# Rat Cages Again..



## marthaMoo (May 4, 2007)

I know this has been asked time and time again...

But I'm having issues deciding on a cage for my three rat girls, they are only young but the rex is allot bigger compaired to the double rex girls. So I still have to be a little careful with bar space.

I cant decide between

Ferplast Furet Plus cage
Rat Cages : Ferplast Furet Plus Cage: Rat & Ferret Cage FREE DELIVERY : EQUINECANINEFELINE
I was definatly going to buy this last night untill I read that someone said after filling it with toys and hammocks its more suitable for three rats. Ideally I would like to get a naked female or two to go in with my three now. So dont know if its big enough?



Jenny
Jenny Rat Cage by Ferplast-Cages and stands-Pets at Home: Buy Pet Supplies from our Online UK Pet Shop
Just because its cheap. I have one already with an older rescue female in. Although I'm not too keen on the lack of access.


Or The Tall B/G rodent cage (if you scroll down its the one in blue and green)
Product
Now I like the idea of having a free standing cage I dont have to find a flat surface for it to go on. And I like the amount of room. I'm assuming that its a metal tray in the bottom? As my girls would definatly get through plastic. The only down side is I have heard of a couple of people who's rats have escaped from one. So not too sure how secure it is.

So which one? As my brain has had enough and my girls want a new cage.

Thanks!


----------



## LisaLQ (Jan 29, 2009)

I'd go for the furet plus or the tall chin (blue and green one - think they come in black/silver now at some places?).

The Jenny cage is apparently the work of the devil (access wise). I laugh when I see them second hand on Ebay for £50 starting bid, most rat owners I know who've had one throw them away :lol2:


----------



## Fraggle (Feb 24, 2008)

we have the jenny cage and access is a nightmare- we have to take the whole top cage off to do anything- esp as my arms are so short i cant even reach to fill the food bowls through those stupid tiny doors (they dont even put them somewhere useful!) let alone anything else!


----------



## marthaMoo (May 4, 2007)

Thanks : )

Yes Lisa the tall Chin cage on that site comes in black (which will be a little more easier on my eyes..lol)

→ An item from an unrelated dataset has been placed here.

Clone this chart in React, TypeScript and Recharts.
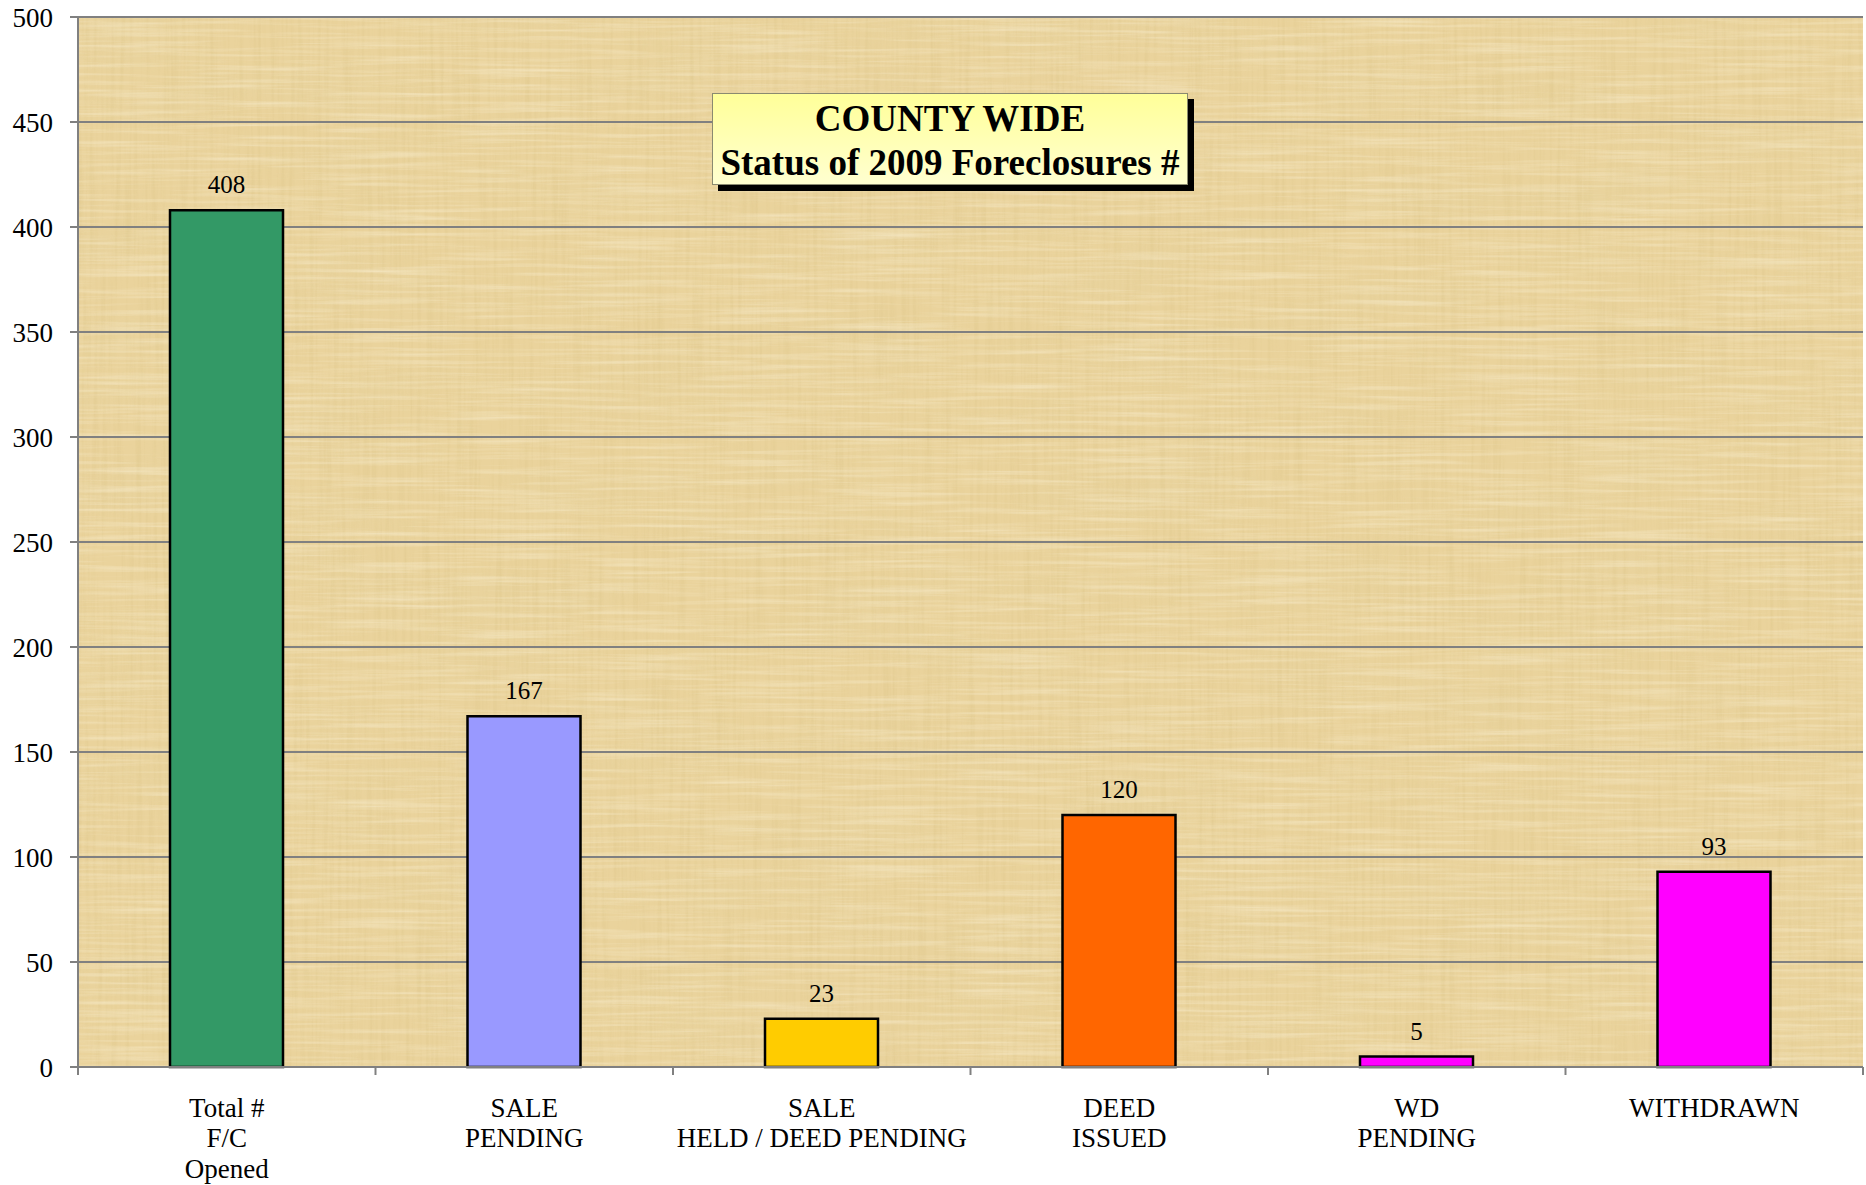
import { BarChart, Bar, XAxis, YAxis, CartesianGrid, Cell, LabelList } from "recharts"

const categories = [
 "Total #\nF/C\nOpened",
 "SALE\nPENDING",
 "SALE\nHELD / DEED PENDING",
 "DEED\nISSUED",
 "WD\nPENDING",
 "WITHDRAWN"
]
const counts = [408, 167, 23, 120, 5, 93]
const barColors = ["#339966", "#9999FF", "#FFCC00", "#FF6600", "#FF00FF", "#FF00FF"]
const yTicks = [0, 50, 100, 150, 200, 250, 300, 350, 400, 450, 500]
const titleLines = ["COUNTY WIDE", "Status of 2009 Foreclosures #"]

const W = 1866
const H = 1185
const LEFT = 78
const RIGHT = 3
const TOP = 17
const XAXIS_H = 118
const BAND = (W - LEFT - RIGHT) / categories.length
const FONT = "'Liberation Serif', 'Times New Roman', serif"

const data = categories.map((c, i) => ({ name: c, value: counts[i] }))

function CategoryTick(props: any) {
 const { x, y, payload, index } = props
 const lines = String(payload.value).split("\n")
 return (
  <g>
   <line x1={x - BAND / 2} x2={x - BAND / 2} y1={y} y2={y + 8} stroke="#808080" strokeWidth={2} />
   {index === categories.length - 1 && (
    <line x1={x + BAND / 2} x2={x + BAND / 2} y1={y} y2={y + 8} stroke="#808080" strokeWidth={2} />
   )}
   <text x={x} y={y + 50} textAnchor="middle" fontFamily={FONT} fontSize={27} fill="#000">
    {lines.map((l, i) => (
     <tspan key={i} x={x} dy={i === 0 ? 0 : 30.4}>{l}</tspan>
    ))}
   </text>
  </g>
 )
}

function Papyrus() {
 const w = W - LEFT - RIGHT
 const h = H - TOP - XAXIS_H
 return (
  <svg width={w} height={h} style={{ position: "absolute", left: LEFT, top: TOP }}>
   <defs>
    <filter id="fibV" x="0" y="0" width="100%" height="100%">
     <feTurbulence type="fractalNoise" baseFrequency="0.25 0.008" numOctaves={3} seed={3} />
     <feColorMatrix values="0 0 0 0 0.72  0 0 0 0 0.56  0 0 0 0 0.25  1.8 0 0 0 -0.78" />
    </filter>
    <filter id="fibH" x="0" y="0" width="100%" height="100%">
     <feTurbulence type="fractalNoise" baseFrequency="0.008 0.25" numOctaves={3} seed={7} />
     <feColorMatrix values="0 0 0 0 0.98  0 0 0 0 0.92  0 0 0 0 0.74  1.8 0 0 0 -0.78" />
    </filter>
    <filter id="blot" x="0" y="0" width="100%" height="100%">
     <feTurbulence type="fractalNoise" baseFrequency="0.006 0.02" numOctaves={2} seed={11} />
     <feColorMatrix values="0 0 0 0 0.8  0 0 0 0 0.66  0 0 0 0 0.35  1.6 0 0 0 -0.66" />
    </filter>
   </defs>
   <rect width={w} height={h} fill="#EAD39C" />
   <rect width={w} height={h} filter="url(#blot)" opacity={0.55} />
   <rect width={w} height={h} filter="url(#fibV)" opacity={0.5} />
   <rect width={w} height={h} filter="url(#fibH)" opacity={0.5} />
  </svg>
 )
}

export default function App() {
 return (
  <div style={{ position: "absolute", left: 0, top: 0, width: W, height: H, background: "#fff" }}>
   <Papyrus />
   <div style={{ position: "absolute", left: 0, top: 0 }}>
    <BarChart
     width={W}
     height={H}
     data={data}
     margin={{ top: TOP, right: RIGHT, left: 0, bottom: 0 }}
     barSize={113}
    >
     <CartesianGrid horizontal vertical={false} stroke="#808080" strokeWidth={2} strokeOpacity={1} />
     <XAxis
      dataKey="name"
      interval={0}
      height={XAXIS_H}
      tickSize={0}
      tickMargin={0}
      tickLine={false}
      axisLine={{ stroke: "#808080", strokeWidth: 2 }}
      tick={<CategoryTick />}
     />
     <YAxis
      width={LEFT}
      domain={[0, 500]}
      ticks={yTicks}
      interval={0}
      tickSize={8}
      tickMargin={17}
      axisLine={{ stroke: "#808080", strokeWidth: 2 }}
      tickLine={{ stroke: "#808080", strokeWidth: 2 }}
      tick={{ fill: "#000", fontSize: 27, fontFamily: FONT }}
     />
     <Bar dataKey="value" stroke="#000" strokeWidth={2.5} isAnimationActive={false}>
      {data.map((d, i) => (
       <Cell key={d.name} fill={barColors[i]} />
      ))}
      <LabelList dataKey="value" position="top" offset={17} fill="#000" fontSize={25} fontFamily={FONT} />
     </Bar>
    </BarChart>
   </div>
   <div
    style={{
     position: "absolute",
     left: 712,
     top: 93,
     width: 476,
     height: 92,
     boxSizing: "border-box",
     border: "1.5px solid #8a8a70",
     background: "linear-gradient(#FFFF99, #FFFFD0)",
     boxShadow: "6px 6px 0 #000",
     fontFamily: FONT,
     fontWeight: "bold",
     fontSize: 37,
     lineHeight: "44px",
     textAlign: "center",
     paddingTop: 3,
     whiteSpace: "nowrap"
    }}
   >
    {titleLines.map(t => (
     <div key={t}>{t}</div>
    ))}
   </div>
  </div>
 )
}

So its between the furet or the Chin cage then...lol


----------



## Ruthy (Dec 10, 2007)

I agree, jenny cages are only good if you can modify them. Luckily i have some contacts where i can get jenny's dirt cheap, so thats what i buy and modify. Picking up another two at the end of the month.


----------



## midori (Aug 27, 2006)

I have just asked this, and a lot of people seemed to like the 'Explorer' cage in the last link. It can be bought cheaper elsewhere. 

I have just bought a Jenny, as I needed something ASAP and it is hard to get stuff in NI. These are my first rats, so I'll see how it goes. It is cheap to buy the bigger doors, and easy to convert if I need to, but when I have more money, I am going to get an explorer anyway.


----------



## LisaLQ (Jan 29, 2009)

If it's for girls, I'd invest in metal trays for it. They'll cost a fair bit, but I wouldn't have an Explorer again unless they had them. I had to get rid of mine because I was so sick of the quality (the girls ate the plastic trays in a matter of a couple of months - whereas my higher quality Ferret Nation was left unchewed).

I think there's a similar cage on Ebay with metal trays though?

Oh yep, here it is:
Massive Chinchilla Cage All Metal Large Ferret Rat on eBay, also, Chinchillas, Pet Supplies, Home Garden (end time 06-May-09 14:21:42 BST)

Might just be cheaper to get the explorer and order some metal trays. :gasp:


----------



## Pimperella (Sep 26, 2006)

I had a new base built for my Jenny cage which I got for free. A metal one. Then I used it for my pair of Zebra finches as they make really good bird cages with lots of room for flying and raising a clutch. And with the bars being small they are perfect for small birds. And if you have a crafty hubby, and you keep doors and mesh off old cages that bases have crack on, then you can make better sized doors and add a few more aswell.


----------



## Meko (Apr 29, 2007)

marthaMoo said:


> Or The Tall B/G rodent cage (if you scroll down its the one in blue and green)
> Product
> Now I like the idea of having a free standing cage I dont have to find a flat surface for it to go on. And I like the amount of room. I'm assuming that its a metal tray in the bottom? As my girls would definatly get through plastic. The only down side is I have heard of a couple of people who's rats have escaped from one. So not too sure how secure it is.
> 
> ...



i got one of these, but paid about £75 new and delivered off eBay.
nightmare to put together but quite easy when you make sense of it.
The bottom tray is quite shallow so they kick everything out.
seemed a bit flimsy as well
the ramps are easy to knock down as well


----------



## ami_j (Jan 6, 2007)

midori said:


> I have just asked this, and a lot of people seemed to like the 'Explorer' cage in the last link. It can be bought cheaper elsewhere.
> 
> I have just bought a Jenny, as I needed something ASAP and it is hard to get stuff in NI. These are my first rats, so I'll see how it goes. It is cheap to buy the bigger doors, and easy to convert if I need to, but when I have more money, I am going to get an explorer anyway.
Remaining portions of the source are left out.